The great thing about Devo was that you didn’t have to listen to their music to love them. Their appearance on Saturday Night Live, where they performed “Satisfaction” and “Jocko Homo”, complete with the coordinated robot moves, the Booji Boy routine, the yellow HazMat jumpsuits, and a fuzz box mounted directly on one of the guitar players’ guitar, was the atom bomb of the rock ‘n roll age as we knew it. With that appearance, the release of their album, and their spectacular, absurd videos, they launched the eventual MTV/hip-hop-era attack on the value of Brill Building-based song structure, the blues tradition in rock, and perhaps music itself.

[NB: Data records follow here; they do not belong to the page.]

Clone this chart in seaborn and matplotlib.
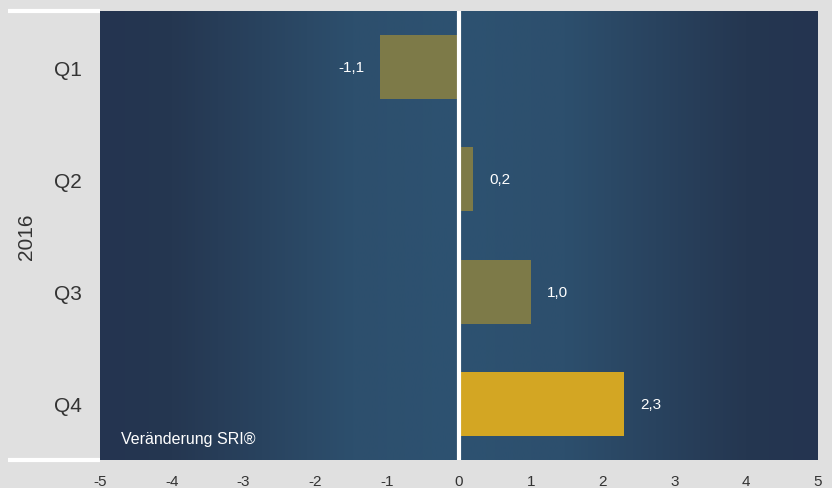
import matplotlib
matplotlib.use("Agg")
import matplotlib.pyplot as plt
import seaborn as sns
import numpy as np
import pandas as pd
from matplotlib.colors import LinearSegmentedColormap

quarters = ["Q1", "Q2", "Q3", "Q4"]
values = [-1.1, 0.2, 1.0, 2.3]
labels = ["-1,1", "0,2", "1,0", "2,3"]
bar_colors = ["#7d7a48", "#7d7a48", "#7d7a48", "#d3a623"]
xticks = [-5, -4, -3, -2, -1, 0, 1, 2, 3, 4, 5]
year = "2016"
caption = "Veränderung SRI®"

df = pd.DataFrame({"quarter": quarters, "value": values})

sns.set_theme(style="white")
plt.rcParams["font.family"] = ["Liberation Sans", "DejaVu Sans"]

fig = plt.figure(figsize=(8.32, 4.89), dpi=100, facecolor="#e0e0e0")
ax = fig.add_axes([100 / 832, 1 - 461 / 489, 718 / 832, 449 / 489])
ax.set_facecolor("#e0e0e0")

# background gradient
grad_cmap = LinearSegmentedColormap.from_list(
    "bg", [(0.0, "#243450"), (0.1, "#253751"), (0.35, "#2d4f6d"),
           (0.5, "#2d5271"), (0.65, "#2d4f6d"), (0.9, "#253751"), (1.0, "#243450")])
grad = np.linspace(0, 1, 256).reshape(1, -1)
ax.imshow(grad, cmap=grad_cmap, aspect="auto", extent=(-5, 5, 3.5, -0.5), zorder=0)

sns.barplot(data=df, x="value", y="quarter", hue="quarter", palette=bar_colors,
            orient="h", width=0.57, legend=False, ax=ax, zorder=2, saturation=1,
            linewidth=0, edgecolor="none")

ax.axvline(0, color="white", lw=3, zorder=3)

for i, (v, t) in enumerate(zip(values, labels)):
    if v < 0:
        ax.text(v - 0.22, i, t, ha="right", va="center", color="white", fontsize=11, zorder=4)
    else:
        ax.text(v + 0.22, i, t, ha="left", va="center", color="white", fontsize=11, zorder=4)

ax.text(-4.71, 3.31, caption, ha="left", va="center", color="white", fontsize=11.5, zorder=4)

ax.set_xlim(-5, 5)
ax.set_ylim(3.5, -0.5)
ax.set_xticks(xticks)
ax.set_xticklabels([str(x) for x in xticks], fontsize=11, color="#333333")
ax.tick_params(axis="y", labelsize=15, labelcolor="#333333", length=0, pad=13)
ax.tick_params(axis="x", length=0, pad=10)
ax.set_xlabel("")
ax.set_ylabel(year, fontsize=15, color="#333333", labelpad=13)
for s in ax.spines.values():
    s.set_visible(False)

# white strip lines at left
for yy in (12, 461):
    fig.add_artist(plt.Line2D([8 / 832, 100 / 832], [1 - yy / 489, 1 - yy / 489],
                              color="white", lw=3, solid_capstyle="butt",
                              transform=fig.transFigure))

fig.savefig("out.png", dpi=100, facecolor=fig.get_facecolor())
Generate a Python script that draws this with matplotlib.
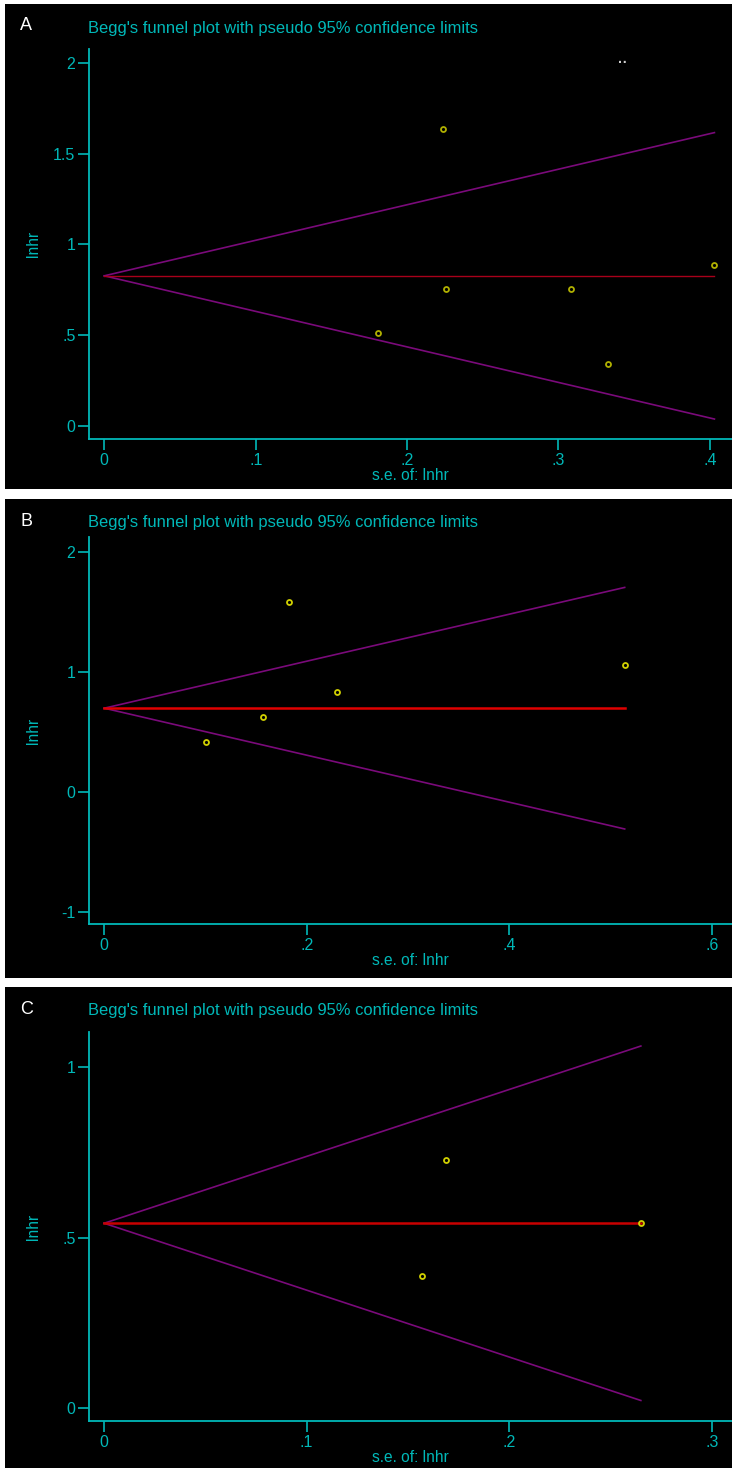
import numpy as np
import matplotlib
matplotlib.use("Agg")
import matplotlib.pyplot as plt
from matplotlib.patches import Rectangle

W_PX, H_PX = 732, 1469

# Panel A
se_a    = [0.181, 0.224, 0.226, 0.308, 0.333, 0.403]
lnhr_a  = [0.513, 1.636, 0.756, 0.756, 0.342, 0.885]
pool_a  = 0.827
# Panel B
se_b    = [0.100, 0.157, 0.182, 0.230, 0.514]
lnhr_b  = [0.422, 0.625, 1.586, 0.836, 1.061]
pool_b  = 0.700
# Panel C
se_c    = [0.157, 0.1686, 0.265]
lnhr_c  = [0.388, 0.729, 0.544]
pool_c  = 0.5425

xticks_a = [0, 0.1, 0.2, 0.3, 0.4]
xlabs_a  = ["0", ".1", ".2", ".3", ".4"]
yticks_a = [0, 0.5, 1, 1.5, 2]
ylabs_a  = ["0", ".5", "1", "1.5", "2"]
xticks_b = [0, 0.2, 0.4, 0.6]
xlabs_b  = ["0", ".2", ".4", ".6"]
yticks_b = [-1, 0, 1, 2]
ylabs_b  = ["-1", "0", "1", "2"]
xticks_c = [0, 0.1, 0.2, 0.3]
xlabs_c  = ["0", ".1", ".2", ".3"]
yticks_c = [0, 0.5, 1]
ylabs_c  = ["0", ".5", "1"]

TITLE = "Begg's funnel plot with pseudo 95% confidence limits"
CYAN = "#00b8b8"
PURPLE = "#7a0a7a"

plt.rcParams["font.family"] = ["Liberation Sans", "DejaVu Sans"]

fig = plt.figure(figsize=(W_PX / 100, H_PX / 100), dpi=100)
fig.patch.set_facecolor("white")


def fx(px):
    return px / W_PX


def fy(py):
    return 1 - py / H_PX


def panel(letter, box, ax_box, se, lnhr, pool, xlim, ylim,
          xt, xl, yt, yl, red, yellow, red_lw, extra=None):
    x0, y0, x1, y1 = box
    fig.add_artist(Rectangle((fx(x0), fy(y1)), fx(x1 - x0), (y1 - y0) / H_PX,
                             transform=fig.transFigure, facecolor="black",
                             edgecolor="none", zorder=0))
    l, t, r, b = ax_box
    ax = fig.add_axes([fx(l), fy(b), fx(r - l), (b - t) / H_PX])
    ax.set_facecolor("none")
    ax.patch.set_alpha(0)

    se = np.array(se)
    smax = se.max()
    xs = np.array([0, smax])
    ax.plot(xs, pool + 1.96 * xs, color=PURPLE, lw=1.2, zorder=2)
    ax.plot(xs, pool - 1.96 * xs, color=PURPLE, lw=1.2, zorder=2)
    ax.plot(xs, [pool, pool], color=red, lw=red_lw, zorder=3)
    ax.plot(se, lnhr, linestyle="none", marker="o", ms=3.6,
            mfc="none", mec=yellow, mew=1.3, zorder=4)

    ax.set_xlim(*xlim)
    ax.set_ylim(*ylim)
    for s in ["top", "right"]:
        ax.spines[s].set_visible(False)
    for s in ["left", "bottom"]:
        ax.spines[s].set_color(CYAN)
        ax.spines[s].set_linewidth(1.3)
    ax.set_xticks(xt)
    ax.set_xticklabels(xl)
    ax.set_yticks(yt)
    ax.set_yticklabels(yl)
    ax.tick_params(colors=CYAN, labelsize=11.5, length=8, width=1.2, pad=2)
    ax.set_xlabel("s.e. of: lnhr", color=CYAN, fontsize=11.2, labelpad=0)
    ax.set_ylabel("lnhr", color=CYAN, fontsize=11.2)
    ax.yaxis.set_label_coords((41 - l) / (r - l), 0.5)

    fig.text(fx(x0 + 15), fy(y0 + 22), letter, color="white", fontsize=13,
             va="center", ha="left")
    fig.text(fx(88), fy(y0 + 24), TITLE, color=CYAN, fontsize=11.9,
             va="center", ha="left")
    if extra:
        ax.text(*extra, "\u00b7\u00b7", color="#d0d0d0", fontsize=10,
                fontweight="bold", transform=ax.transAxes,
                ha="center", va="center")
    return ax


panel("A", (5, 4, 732, 489), (89.3, 49, 732, 439), se_a, lnhr_a, pool_a,
      (-0.0099, 0.4146), (-0.073, 2.078), xticks_a, xlabs_a, yticks_a, ylabs_a,
      "#a8001a", "#b0b000", 1.0, extra=(0.83, 0.965))
panel("B", (5, 499, 732, 978), (89.3, 537, 732, 924.3), se_b, lnhr_b, pool_b,
      (-0.0148, 0.62), (-1.1025, 2.128), xticks_b, xlabs_b, yticks_b, ylabs_b,
      "#e00000", "#d0d000", 1.8)
panel("C", (5, 987, 732, 1468), (89.3, 1032, 732, 1421), se_c, lnhr_c, pool_c,
      (-0.0073, 0.31), (-0.037, 1.103), xticks_c, xlabs_c, yticks_c, ylabs_c,
      "#c80000", "#d0d000", 1.8)

fig.savefig("out.png", dpi=100, facecolor="white")
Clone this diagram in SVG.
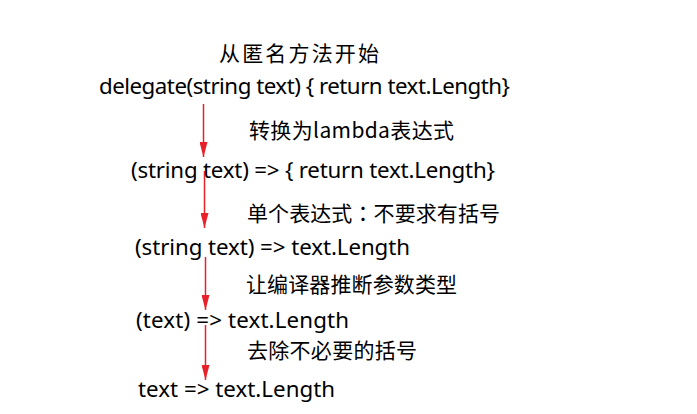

Did anyone really listen to a Devo song for the song itself? Sure they had some catchy songs and put a minimalist, repetitive spin on the classics, but without the arch theories and choreographed stage and video presentations what are they but Neil Young’s Trans? Lord knows a generation of rock nerds has wasted time trying to defend the merits of that album the way that generation’s rock nerd big brothers wasted time defending the merits of The Beach Boys’ Love You album, but that’s neither here nor there.
Try turning down the volume on a Devo video someday – turn it all the way down – and tell me if the images onscreen aren’t just as powerful and the song isn’t just as good. Try listening to a Devo record with the volume turned all the way down. Just look at the album cover and read an old interview with Mark Mothersbaugh about the philosophy of de-evolution. The album is just as good as if you had it cranked up.
Turn down the sound to the following video before watching, and see if you can calculate how little enjoyment you lose.
In the decades that would follow the appearance of Devo, the music itself would become secondary, then tertiary to the marketing campaign, the video, the overall buzz. Justin Timberlake puts out a new album, pop culture feature stories and cover shots are booked, the little girls understand, old white guys at laptops hammer out praise using ’00s hipster lingo, and JT videotapes himself live at the GRAMMYS! This is the onanistic world Devo imagined and helped usher in. They accepted our necessary de-evolution and aided nature in having her way.